Provided data =>
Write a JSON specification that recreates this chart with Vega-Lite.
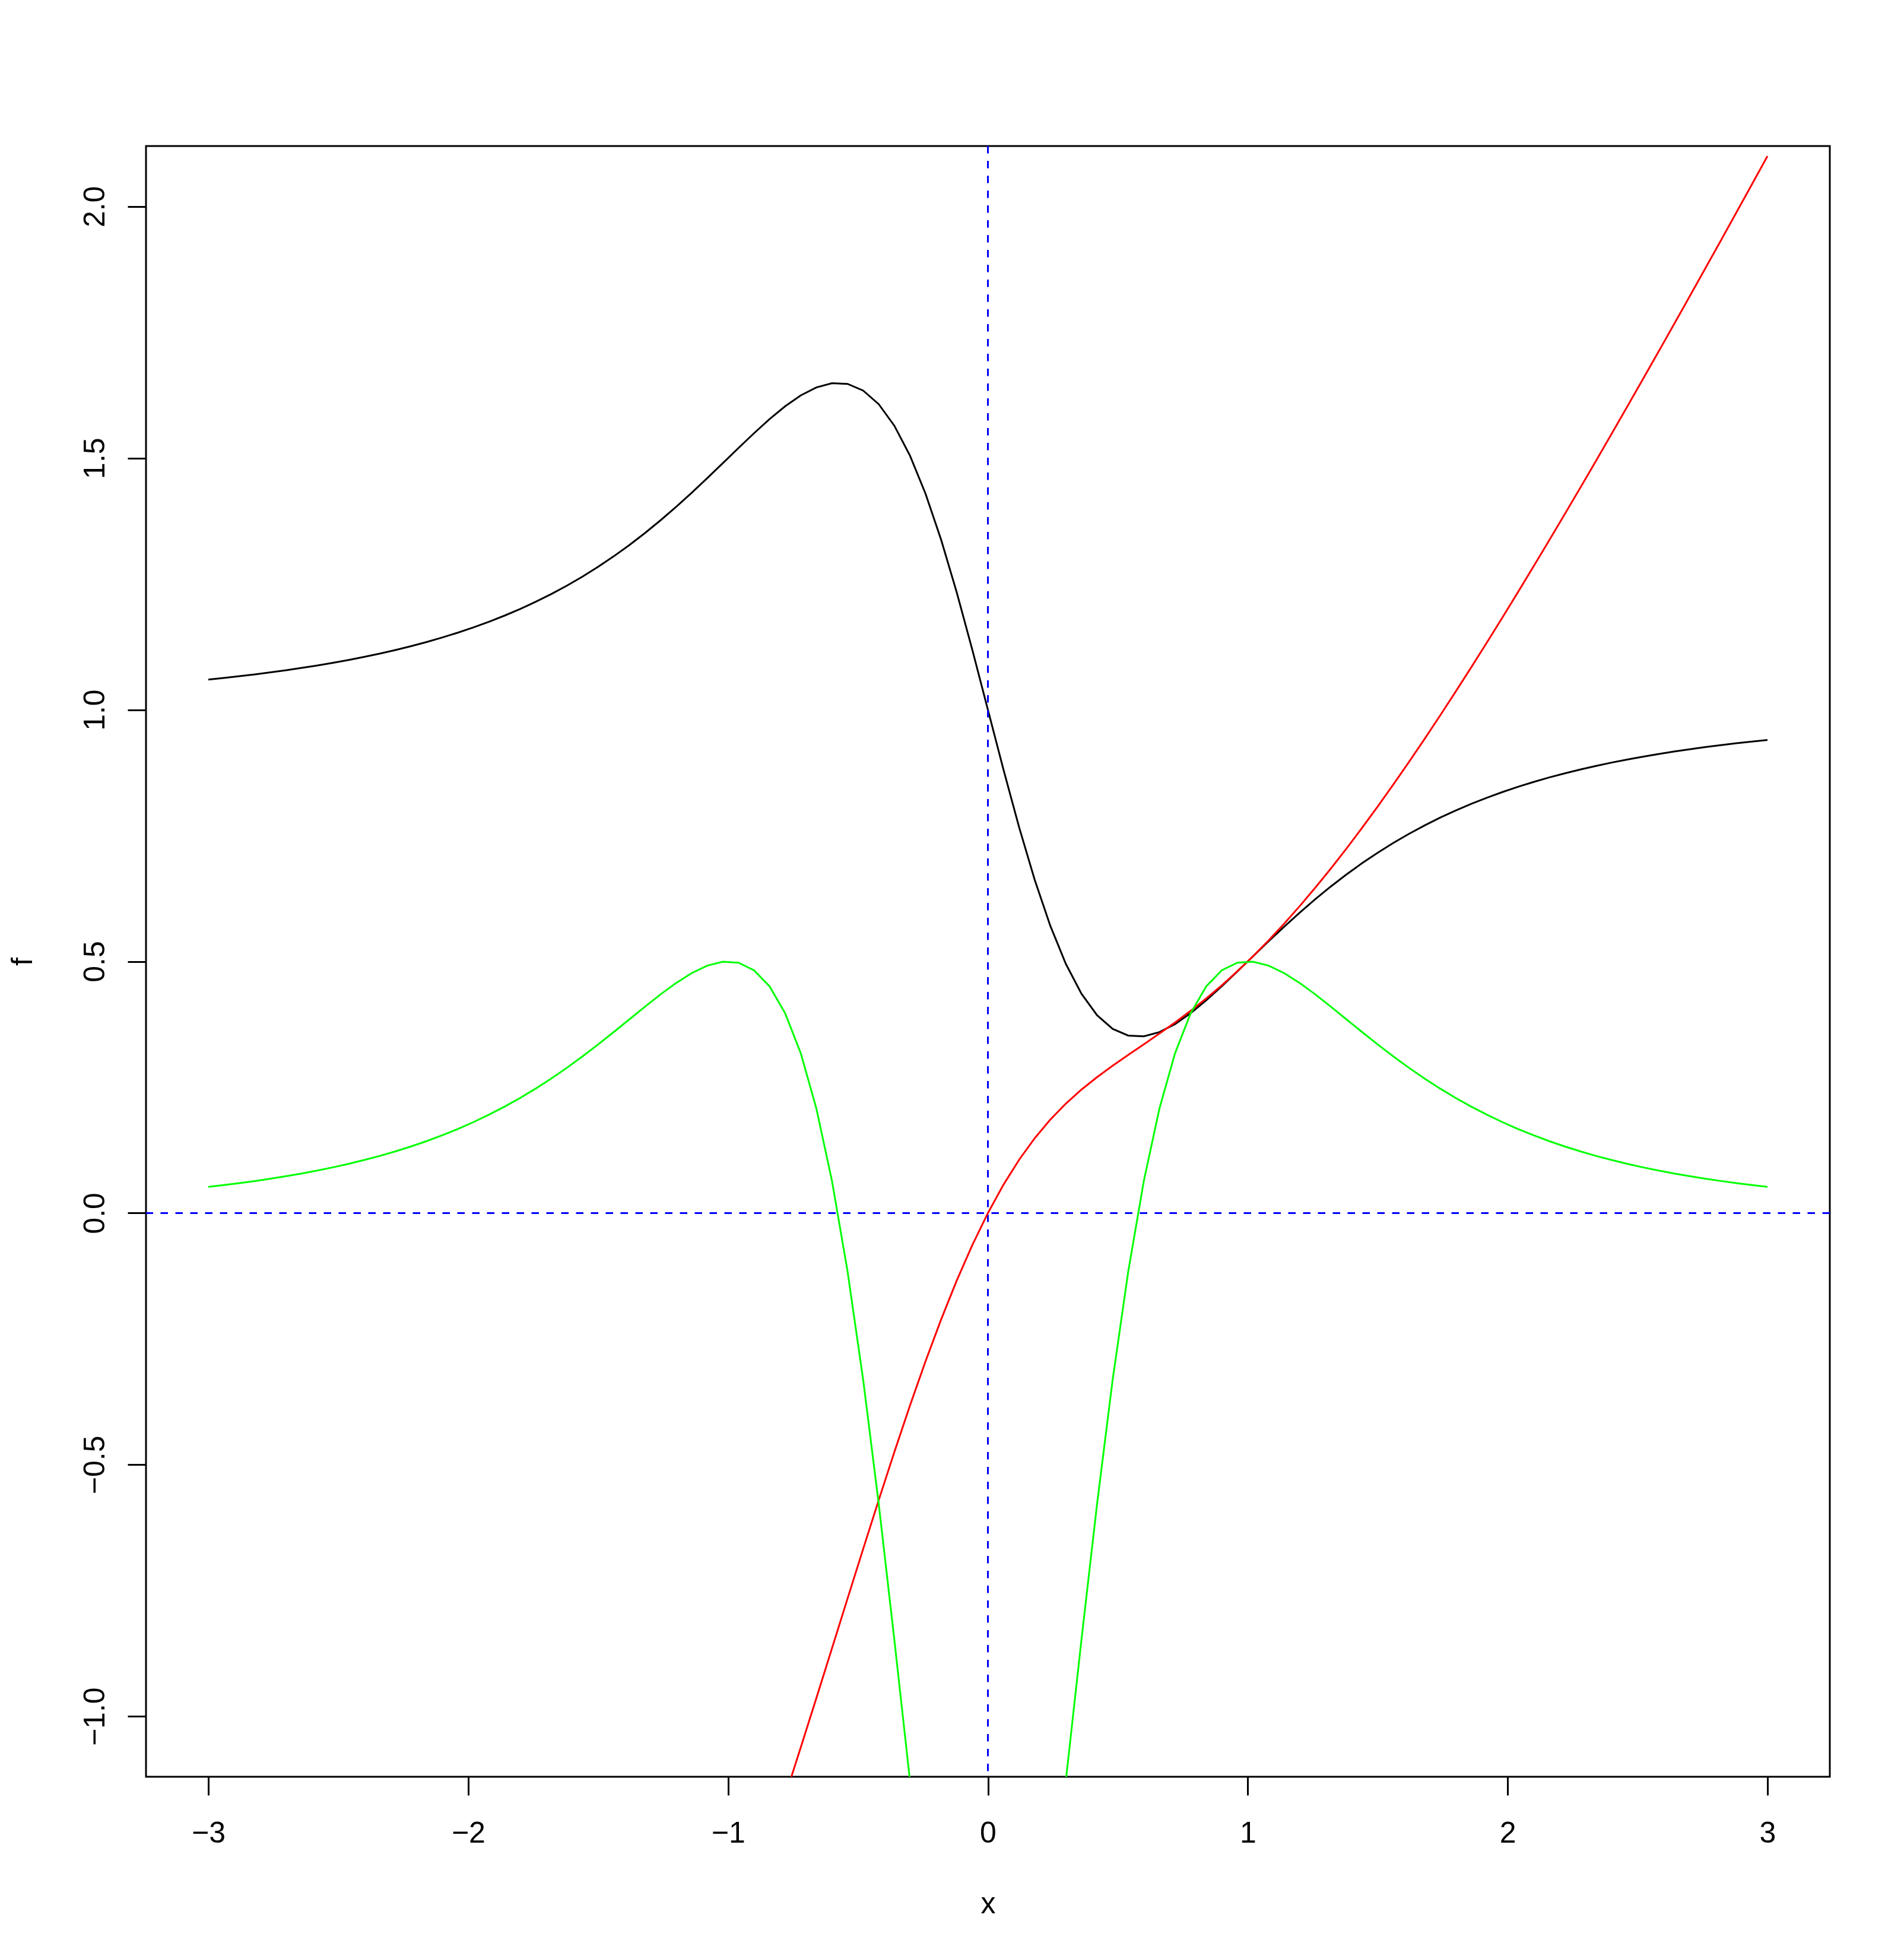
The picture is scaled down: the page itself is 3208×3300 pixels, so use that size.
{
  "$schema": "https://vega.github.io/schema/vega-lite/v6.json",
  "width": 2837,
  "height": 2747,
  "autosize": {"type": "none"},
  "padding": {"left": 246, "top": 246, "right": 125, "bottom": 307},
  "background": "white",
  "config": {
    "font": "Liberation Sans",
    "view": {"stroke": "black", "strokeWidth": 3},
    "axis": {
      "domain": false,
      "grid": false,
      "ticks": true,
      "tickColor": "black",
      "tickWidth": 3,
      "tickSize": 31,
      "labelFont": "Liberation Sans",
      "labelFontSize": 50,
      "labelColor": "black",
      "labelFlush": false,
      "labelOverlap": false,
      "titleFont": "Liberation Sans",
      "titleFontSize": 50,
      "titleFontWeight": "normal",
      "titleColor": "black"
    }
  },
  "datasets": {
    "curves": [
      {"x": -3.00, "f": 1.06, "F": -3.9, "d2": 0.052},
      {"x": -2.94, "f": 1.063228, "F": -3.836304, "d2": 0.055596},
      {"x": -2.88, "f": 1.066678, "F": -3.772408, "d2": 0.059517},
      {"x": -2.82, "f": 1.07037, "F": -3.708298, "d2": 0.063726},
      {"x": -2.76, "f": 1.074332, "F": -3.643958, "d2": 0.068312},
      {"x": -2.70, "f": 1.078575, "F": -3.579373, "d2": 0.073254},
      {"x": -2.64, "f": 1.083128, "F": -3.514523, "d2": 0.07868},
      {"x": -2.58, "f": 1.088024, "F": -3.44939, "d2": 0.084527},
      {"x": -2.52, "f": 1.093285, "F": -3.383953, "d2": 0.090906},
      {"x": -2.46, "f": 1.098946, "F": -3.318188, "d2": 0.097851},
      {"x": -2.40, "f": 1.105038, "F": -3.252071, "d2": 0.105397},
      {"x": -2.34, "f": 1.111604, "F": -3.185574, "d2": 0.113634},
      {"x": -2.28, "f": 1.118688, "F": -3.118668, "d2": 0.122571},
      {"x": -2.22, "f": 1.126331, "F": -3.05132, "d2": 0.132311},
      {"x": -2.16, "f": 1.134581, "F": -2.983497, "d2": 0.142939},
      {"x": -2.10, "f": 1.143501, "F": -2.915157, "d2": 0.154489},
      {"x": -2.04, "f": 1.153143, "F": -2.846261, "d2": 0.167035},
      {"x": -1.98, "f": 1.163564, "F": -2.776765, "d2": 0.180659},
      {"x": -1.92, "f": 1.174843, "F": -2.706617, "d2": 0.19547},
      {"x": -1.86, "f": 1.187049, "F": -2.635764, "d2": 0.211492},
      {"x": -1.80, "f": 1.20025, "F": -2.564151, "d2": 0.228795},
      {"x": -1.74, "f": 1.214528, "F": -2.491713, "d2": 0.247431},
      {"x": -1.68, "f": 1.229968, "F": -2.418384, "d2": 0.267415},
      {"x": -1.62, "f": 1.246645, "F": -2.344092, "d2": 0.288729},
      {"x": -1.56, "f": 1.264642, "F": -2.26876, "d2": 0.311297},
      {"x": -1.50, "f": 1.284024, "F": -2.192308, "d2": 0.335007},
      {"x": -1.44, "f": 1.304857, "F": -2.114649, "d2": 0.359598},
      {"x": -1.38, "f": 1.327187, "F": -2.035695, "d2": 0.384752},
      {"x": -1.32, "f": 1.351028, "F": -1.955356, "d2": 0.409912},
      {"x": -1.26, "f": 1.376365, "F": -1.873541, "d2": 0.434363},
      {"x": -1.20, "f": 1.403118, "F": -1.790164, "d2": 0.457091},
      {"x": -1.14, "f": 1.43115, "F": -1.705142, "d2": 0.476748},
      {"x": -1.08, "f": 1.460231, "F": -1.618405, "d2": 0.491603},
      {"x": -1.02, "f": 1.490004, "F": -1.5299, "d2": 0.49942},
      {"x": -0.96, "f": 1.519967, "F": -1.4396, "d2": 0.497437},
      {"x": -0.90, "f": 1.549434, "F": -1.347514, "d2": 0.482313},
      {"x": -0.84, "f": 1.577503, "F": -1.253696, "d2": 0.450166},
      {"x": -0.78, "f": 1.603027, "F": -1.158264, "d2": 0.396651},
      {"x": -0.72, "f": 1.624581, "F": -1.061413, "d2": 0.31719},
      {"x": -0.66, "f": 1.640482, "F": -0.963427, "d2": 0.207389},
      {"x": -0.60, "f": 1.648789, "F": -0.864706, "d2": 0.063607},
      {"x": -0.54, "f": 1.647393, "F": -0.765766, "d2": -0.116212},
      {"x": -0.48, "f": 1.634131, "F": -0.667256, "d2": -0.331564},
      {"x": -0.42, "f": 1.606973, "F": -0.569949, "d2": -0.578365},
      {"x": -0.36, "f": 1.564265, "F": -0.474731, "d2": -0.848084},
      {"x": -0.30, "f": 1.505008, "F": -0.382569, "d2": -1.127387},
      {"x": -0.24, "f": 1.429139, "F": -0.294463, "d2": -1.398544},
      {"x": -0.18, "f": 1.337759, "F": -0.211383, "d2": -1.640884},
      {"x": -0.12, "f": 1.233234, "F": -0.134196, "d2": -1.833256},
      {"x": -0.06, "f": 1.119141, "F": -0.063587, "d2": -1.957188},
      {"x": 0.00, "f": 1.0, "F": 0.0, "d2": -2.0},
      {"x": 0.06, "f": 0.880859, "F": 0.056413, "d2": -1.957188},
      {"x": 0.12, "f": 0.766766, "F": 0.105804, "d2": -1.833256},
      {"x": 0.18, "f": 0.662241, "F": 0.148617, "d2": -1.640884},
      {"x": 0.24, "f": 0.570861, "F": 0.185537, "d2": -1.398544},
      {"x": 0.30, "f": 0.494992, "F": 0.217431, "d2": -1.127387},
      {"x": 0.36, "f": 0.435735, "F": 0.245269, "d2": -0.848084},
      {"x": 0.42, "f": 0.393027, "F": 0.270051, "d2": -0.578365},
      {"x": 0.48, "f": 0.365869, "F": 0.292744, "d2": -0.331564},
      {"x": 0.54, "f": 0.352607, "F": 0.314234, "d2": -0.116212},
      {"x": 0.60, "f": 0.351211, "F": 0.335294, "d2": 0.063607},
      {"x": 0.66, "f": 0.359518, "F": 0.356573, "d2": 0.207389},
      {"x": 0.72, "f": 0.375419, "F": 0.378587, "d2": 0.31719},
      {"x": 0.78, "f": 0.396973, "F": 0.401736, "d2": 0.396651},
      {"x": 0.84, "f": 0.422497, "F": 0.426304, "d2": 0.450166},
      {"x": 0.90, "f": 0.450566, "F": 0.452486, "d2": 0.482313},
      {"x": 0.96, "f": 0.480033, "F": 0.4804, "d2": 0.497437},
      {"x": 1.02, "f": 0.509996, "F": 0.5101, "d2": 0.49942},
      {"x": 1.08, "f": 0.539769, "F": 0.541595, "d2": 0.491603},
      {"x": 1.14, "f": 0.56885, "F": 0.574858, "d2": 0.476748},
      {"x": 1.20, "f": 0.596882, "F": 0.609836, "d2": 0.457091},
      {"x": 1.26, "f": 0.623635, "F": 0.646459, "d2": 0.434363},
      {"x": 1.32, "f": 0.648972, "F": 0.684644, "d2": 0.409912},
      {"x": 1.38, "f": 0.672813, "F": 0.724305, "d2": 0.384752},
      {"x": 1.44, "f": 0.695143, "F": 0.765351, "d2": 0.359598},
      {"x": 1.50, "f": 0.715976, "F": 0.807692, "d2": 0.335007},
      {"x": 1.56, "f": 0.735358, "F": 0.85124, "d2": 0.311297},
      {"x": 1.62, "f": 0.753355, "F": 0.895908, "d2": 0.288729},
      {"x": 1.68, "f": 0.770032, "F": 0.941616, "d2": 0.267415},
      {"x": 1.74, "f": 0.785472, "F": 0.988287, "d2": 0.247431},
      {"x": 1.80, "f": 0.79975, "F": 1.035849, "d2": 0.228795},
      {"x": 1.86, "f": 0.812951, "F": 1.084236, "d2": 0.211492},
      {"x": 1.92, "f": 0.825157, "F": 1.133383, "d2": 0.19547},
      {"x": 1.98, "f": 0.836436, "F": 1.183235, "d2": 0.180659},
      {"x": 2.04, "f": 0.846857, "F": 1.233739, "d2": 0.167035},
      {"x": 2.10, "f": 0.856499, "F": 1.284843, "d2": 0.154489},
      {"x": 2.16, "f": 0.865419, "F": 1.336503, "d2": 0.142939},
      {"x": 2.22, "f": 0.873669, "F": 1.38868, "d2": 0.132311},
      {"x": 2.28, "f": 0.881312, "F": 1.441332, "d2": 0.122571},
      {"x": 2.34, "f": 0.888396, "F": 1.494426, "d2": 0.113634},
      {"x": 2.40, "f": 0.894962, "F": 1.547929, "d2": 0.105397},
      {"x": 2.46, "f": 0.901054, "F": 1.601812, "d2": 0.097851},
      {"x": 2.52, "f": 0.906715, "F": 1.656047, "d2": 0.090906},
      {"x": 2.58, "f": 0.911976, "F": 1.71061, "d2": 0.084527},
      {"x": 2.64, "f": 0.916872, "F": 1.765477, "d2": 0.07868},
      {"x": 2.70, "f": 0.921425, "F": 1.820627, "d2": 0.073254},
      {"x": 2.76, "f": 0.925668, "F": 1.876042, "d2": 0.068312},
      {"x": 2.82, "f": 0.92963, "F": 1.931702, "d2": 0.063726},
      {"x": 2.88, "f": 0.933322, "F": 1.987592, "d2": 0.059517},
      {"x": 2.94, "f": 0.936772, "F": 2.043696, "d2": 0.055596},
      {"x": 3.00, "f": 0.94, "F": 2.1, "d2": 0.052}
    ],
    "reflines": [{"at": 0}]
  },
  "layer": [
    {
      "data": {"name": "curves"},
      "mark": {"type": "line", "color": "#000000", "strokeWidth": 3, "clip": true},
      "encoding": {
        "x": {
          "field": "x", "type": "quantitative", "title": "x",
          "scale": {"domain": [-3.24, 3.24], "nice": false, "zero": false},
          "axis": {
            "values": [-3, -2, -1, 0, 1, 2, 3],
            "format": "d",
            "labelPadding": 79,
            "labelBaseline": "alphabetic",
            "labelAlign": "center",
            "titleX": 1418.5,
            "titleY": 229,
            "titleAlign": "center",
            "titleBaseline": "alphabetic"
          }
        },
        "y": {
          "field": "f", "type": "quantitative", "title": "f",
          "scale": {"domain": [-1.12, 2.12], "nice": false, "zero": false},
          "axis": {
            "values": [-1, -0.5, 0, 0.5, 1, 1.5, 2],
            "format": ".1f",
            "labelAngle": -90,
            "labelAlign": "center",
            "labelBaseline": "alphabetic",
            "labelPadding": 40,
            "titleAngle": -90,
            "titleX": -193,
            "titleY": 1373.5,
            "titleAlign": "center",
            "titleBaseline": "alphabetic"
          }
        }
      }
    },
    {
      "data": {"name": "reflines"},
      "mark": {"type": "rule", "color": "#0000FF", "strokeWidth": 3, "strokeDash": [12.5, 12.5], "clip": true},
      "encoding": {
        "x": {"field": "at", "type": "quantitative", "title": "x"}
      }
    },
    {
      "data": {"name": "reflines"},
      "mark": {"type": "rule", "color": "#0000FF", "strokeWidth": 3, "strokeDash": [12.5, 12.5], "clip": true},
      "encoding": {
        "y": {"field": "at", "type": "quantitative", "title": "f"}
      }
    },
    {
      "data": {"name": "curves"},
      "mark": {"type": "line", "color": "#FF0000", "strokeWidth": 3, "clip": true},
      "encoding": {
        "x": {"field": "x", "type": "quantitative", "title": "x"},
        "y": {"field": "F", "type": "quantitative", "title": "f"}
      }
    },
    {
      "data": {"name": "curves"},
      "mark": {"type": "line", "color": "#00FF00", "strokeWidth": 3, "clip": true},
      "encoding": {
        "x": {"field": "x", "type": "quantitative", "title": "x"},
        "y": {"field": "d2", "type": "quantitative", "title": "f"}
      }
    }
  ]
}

Written task => What is the number of lines holding the word "that"? State it alone.

Exercise answer => 2